Repeat the material verbatim and drop the pictures.
-- begin --
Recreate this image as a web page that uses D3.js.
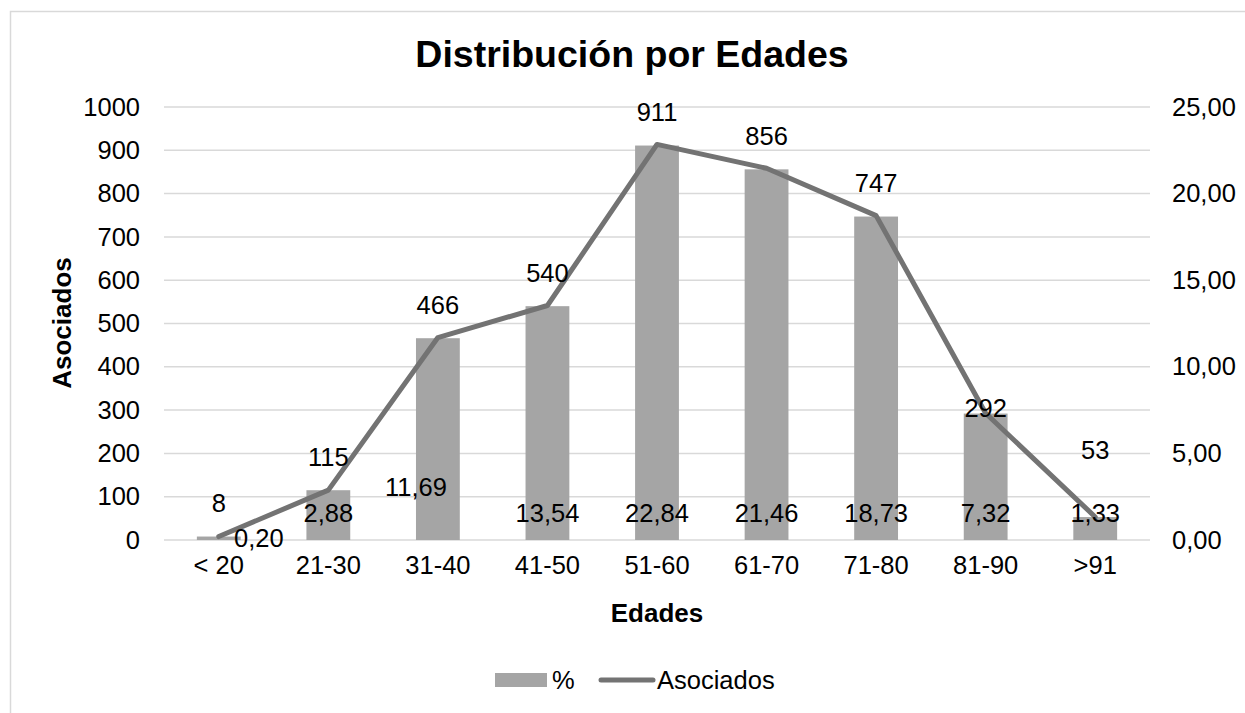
<!DOCTYPE html>
<html>
<head>
<meta charset="utf-8">
<script src="https://cdn.jsdelivr.net/npm/d3@7"></script>
<style>
  body { margin: 0; background: #fff; }
  text { font-family: "Liberation Sans", Arial, sans-serif; fill: #000; }
</style>
</head>
<body>
<svg width="1245" height="713"></svg>
<script>
// data
var edades = ['< 20', '21-30', '31-40', '41-50', '51-60', '61-70', '71-80', '81-90', '>91'];
var asociados = [8, 115, 466, 540, 911, 856, 747, 292, 53];
var porcentaje = [0.20, 2.88, 11.69, 13.54, 22.84, 21.46, 18.73, 7.32, 1.33];
var leftTicks = [0, 100, 200, 300, 400, 500, 600, 700, 800, 900, 1000];
var rightTicks = [0, 5, 10, 15, 20, 25];

// labels that were dragged by hand in the original
var nudgeCount = {7: [0, 28], 8: [0, -34]};
var nudgePct = {0: [40, 25], 2: [-22, -26]};

var es = d3.formatLocale({decimal: ',', thousands: '.', grouping: [3], currency: ['', '€']});
var fmt2 = es.format('.2f');

var svg = d3.select('svg');
var fs = '25.5px';

// chart border
svg.append('rect')
  .attr('x', 10.5).attr('y', 11.5)
  .attr('width', 1260).attr('height', 720)
  .attr('fill', 'none').attr('stroke', '#d9d9d9').attr('stroke-width', 1.5);

var pLeft = 164, pRight = 1150, pTop = 107, pBottom = 540;

var xScale = d3.scaleBand().domain(edades).range([pLeft, pRight]).paddingInner(0.6).paddingOuter(0.3);
var yLeft = d3.scaleLinear().domain([0, 1000]).range([pBottom, pTop]);
var yRight = d3.scaleLinear().domain([0, 25]).range([pBottom, pTop]);
var cx = function(d) { return xScale(d) + xScale.bandwidth() / 2; };

// gridlines
svg.append('g').selectAll('line')
  .data(leftTicks)
  .enter().append('line')
  .attr('x1', pLeft).attr('x2', pRight)
  .attr('y1', d => yLeft(d)).attr('y2', d => yLeft(d))
  .attr('stroke', '#d9d9d9').attr('stroke-width', 1.5);

// axes (no domain, no ticks)
var yAxisL = d3.axisLeft(yLeft).tickValues(leftTicks).tickSize(0).tickPadding(24).tickFormat(d3.format('d'));
var gL = svg.append('g').attr('transform', 'translate(' + pLeft + ',0)').call(yAxisL);
var yAxisR = d3.axisRight(yRight).tickValues(rightTicks).tickSize(0).tickPadding(22).tickFormat(fmt2);
var gR = svg.append('g').attr('transform', 'translate(' + pRight + ',0)').call(yAxisR);
var xAxis = d3.axisBottom(xScale).tickSize(0).tickPadding(16);
var gX = svg.append('g').attr('transform', 'translate(0,' + pBottom + ')').call(xAxis);
[gL, gR, gX].forEach(function(g) {
  g.select('.domain').remove();
  g.selectAll('text').style('font-size', fs).style('font-family', '"Liberation Sans", Arial, sans-serif').attr('fill', '#000');
});

// bars
svg.append('g').selectAll('rect')
  .data(asociados)
  .enter().append('rect')
  .attr('x', (d, i) => xScale(edades[i]))
  .attr('y', d => yLeft(d))
  .attr('width', xScale.bandwidth())
  .attr('height', d => pBottom - yLeft(d))
  .attr('fill', '#a5a5a5');

// line
var line = d3.line()
  .x((d, i) => cx(edades[i]))
  .y(d => yRight(d));
svg.append('path')
  .datum(porcentaje)
  .attr('d', line)
  .attr('fill', 'none')
  .attr('stroke', '#737373')
  .attr('stroke-width', 5)
  .attr('stroke-linejoin', 'round')
  .attr('stroke-linecap', 'round');

// count labels
svg.append('g').selectAll('text')
  .data(asociados)
  .enter().append('text')
  .attr('x', (d, i) => cx(edades[i]) + (nudgeCount[i] ? nudgeCount[i][0] : 0))
  .attr('y', (d, i) => yLeft(d) - 33 + (nudgeCount[i] ? nudgeCount[i][1] : 0))
  .attr('dy', '0.35em')
  .attr('text-anchor', 'middle')
  .style('font-size', fs)
  .text(d => d);

// percent labels
svg.append('g').selectAll('text')
  .data(porcentaje)
  .enter().append('text')
  .attr('x', (d, i) => cx(edades[i]) + (nudgePct[i] ? nudgePct[i][0] : 0))
  .attr('y', (d, i) => pBottom - 27 + (nudgePct[i] ? nudgePct[i][1] : 0))
  .attr('dy', '0.35em')
  .attr('text-anchor', 'middle')
  .style('font-size', fs)
  .text(d => fmt2(d));

// title
svg.append('text')
  .attr('x', 632).attr('y', 67)
  .attr('text-anchor', 'middle')
  .style('font-size', '37.5px').style('font-weight', 'bold')
  .text('Distribución por Edades');

// axis titles
svg.append('text')
  .attr('transform', 'translate(71,323) rotate(-90)')
  .attr('text-anchor', 'middle')
  .style('font-size', '26px').style('font-weight', 'bold')
  .text('Asociados');
svg.append('text')
  .attr('x', (pLeft + pRight) / 2).attr('y', 622)
  .attr('text-anchor', 'middle')
  .style('font-size', '26px').style('font-weight', 'bold')
  .text('Edades');

// legend
var lg = svg.append('g');
lg.append('rect').attr('x', 495).attr('y', 673).attr('width', 52).attr('height', 14).attr('fill', '#a5a5a5');
lg.append('text').attr('x', 552).attr('y', 680).attr('dy', '0.35em').style('font-size', fs).text('%');
lg.append('line').attr('x1', 601).attr('x2', 653).attr('y1', 680).attr('y2', 680)
  .attr('stroke', '#737373').attr('stroke-width', 5).attr('stroke-linecap', 'round');
lg.append('text').attr('x', 657).attr('y', 680).attr('dy', '0.35em').style('font-size', fs).text('Asociados');
</script>
</body>
</html>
-- end --
ANSWER TO THE PROBLEM.
Recreate this image as a web page that uses D3.js.
<!DOCTYPE html>
<html>
<head>
<meta charset="utf-8">
<script src="https://cdn.jsdelivr.net/npm/d3@7"></script>
<style>
  body { margin: 0; background: #fff; }
  text { font-family: "Liberation Sans", Arial, sans-serif; fill: #000; }
</style>
</head>
<body>
<svg width="1245" height="713"></svg>
<script>
// data
var edades = ['< 20', '21-30', '31-40', '41-50', '51-60', '61-70', '71-80', '81-90', '>91'];
var asociados = [8, 115, 466, 540, 911, 856, 747, 292, 53];
var porcentaje = [0.20, 2.88, 11.69, 13.54, 22.84, 21.46, 18.73, 7.32, 1.33];
var leftTicks = [0, 100, 200, 300, 400, 500, 600, 700, 800, 900, 1000];
var rightTicks = [0, 5, 10, 15, 20, 25];

// labels that were dragged by hand in the original
var nudgeCount = {7: [0, 28], 8: [0, -34]};
var nudgePct = {0: [40, 25], 2: [-22, -26]};

var es = d3.formatLocale({decimal: ',', thousands: '.', grouping: [3], currency: ['', '€']});
var fmt2 = es.format('.2f');

var svg = d3.select('svg');
var fs = '25.5px';

// chart border
svg.append('rect')
  .attr('x', 10.5).attr('y', 11.5)
  .attr('width', 1260).attr('height', 720)
  .attr('fill', 'none').attr('stroke', '#d9d9d9').attr('stroke-width', 1.5);

var pLeft = 164, pRight = 1150, pTop = 107, pBottom = 540;

var xScale = d3.scaleBand().domain(edades).range([pLeft, pRight]).paddingInner(0.6).paddingOuter(0.3);
var yLeft = d3.scaleLinear().domain([0, 1000]).range([pBottom, pTop]);
var yRight = d3.scaleLinear().domain([0, 25]).range([pBottom, pTop]);
var cx = function(d) { return xScale(d) + xScale.bandwidth() / 2; };

// gridlines
svg.append('g').selectAll('line')
  .data(leftTicks)
  .enter().append('line')
  .attr('x1', pLeft).attr('x2', pRight)
  .attr('y1', d => yLeft(d)).attr('y2', d => yLeft(d))
  .attr('stroke', '#d9d9d9').attr('stroke-width', 1.5);

// axes (no domain, no ticks)
var yAxisL = d3.axisLeft(yLeft).tickValues(leftTicks).tickSize(0).tickPadding(24).tickFormat(d3.format('d'));
var gL = svg.append('g').attr('transform', 'translate(' + pLeft + ',0)').call(yAxisL);
var yAxisR = d3.axisRight(yRight).tickValues(rightTicks).tickSize(0).tickPadding(22).tickFormat(fmt2);
var gR = svg.append('g').attr('transform', 'translate(' + pRight + ',0)').call(yAxisR);
var xAxis = d3.axisBottom(xScale).tickSize(0).tickPadding(16);
var gX = svg.append('g').attr('transform', 'translate(0,' + pBottom + ')').call(xAxis);
[gL, gR, gX].forEach(function(g) {
  g.select('.domain').remove();
  g.selectAll('text').style('font-size', fs).style('font-family', '"Liberation Sans", Arial, sans-serif').attr('fill', '#000');
});

// bars
svg.append('g').selectAll('rect')
  .data(asociados)
  .enter().append('rect')
  .attr('x', (d, i) => xScale(edades[i]))
  .attr('y', d => yLeft(d))
  .attr('width', xScale.bandwidth())
  .attr('height', d => pBottom - yLeft(d))
  .attr('fill', '#a5a5a5');

// line
var line = d3.line()
  .x((d, i) => cx(edades[i]))
  .y(d => yRight(d));
svg.append('path')
  .datum(porcentaje)
  .attr('d', line)
  .attr('fill', 'none')
  .attr('stroke', '#737373')
  .attr('stroke-width', 5)
  .attr('stroke-linejoin', 'round')
  .attr('stroke-linecap', 'round');

// count labels
svg.append('g').selectAll('text')
  .data(asociados)
  .enter().append('text')
  .attr('x', (d, i) => cx(edades[i]) + (nudgeCount[i] ? nudgeCount[i][0] : 0))
  .attr('y', (d, i) => yLeft(d) - 33 + (nudgeCount[i] ? nudgeCount[i][1] : 0))
  .attr('dy', '0.35em')
  .attr('text-anchor', 'middle')
  .style('font-size', fs)
  .text(d => d);

// percent labels
svg.append('g').selectAll('text')
  .data(porcentaje)
  .enter().append('text')
  .attr('x', (d, i) => cx(edades[i]) + (nudgePct[i] ? nudgePct[i][0] : 0))
  .attr('y', (d, i) => pBottom - 27 + (nudgePct[i] ? nudgePct[i][1] : 0))
  .attr('dy', '0.35em')
  .attr('text-anchor', 'middle')
  .style('font-size', fs)
  .text(d => fmt2(d));

// title
svg.append('text')
  .attr('x', 632).attr('y', 67)
  .attr('text-anchor', 'middle')
  .style('font-size', '37.5px').style('font-weight', 'bold')
  .text('Distribución por Edades');

// axis titles
svg.append('text')
  .attr('transform', 'translate(71,323) rotate(-90)')
  .attr('text-anchor', 'middle')
  .style('font-size', '26px').style('font-weight', 'bold')
  .text('Asociados');
svg.append('text')
  .attr('x', (pLeft + pRight) / 2).attr('y', 622)
  .attr('text-anchor', 'middle')
  .style('font-size', '26px').style('font-weight', 'bold')
  .text('Edades');

// legend
var lg = svg.append('g');
lg.append('rect').attr('x', 495).attr('y', 673).attr('width', 52).attr('height', 14).attr('fill', '#a5a5a5');
lg.append('text').attr('x', 552).attr('y', 680).attr('dy', '0.35em').style('font-size', fs).text('%');
lg.append('line').attr('x1', 601).attr('x2', 653).attr('y1', 680).attr('y2', 680)
  .attr('stroke', '#737373').attr('stroke-width', 5).attr('stroke-linecap', 'round');
lg.append('text').attr('x', 657).attr('y', 680).attr('dy', '0.35em').style('font-size', fs).text('Asociados');
</script>
</body>
</html>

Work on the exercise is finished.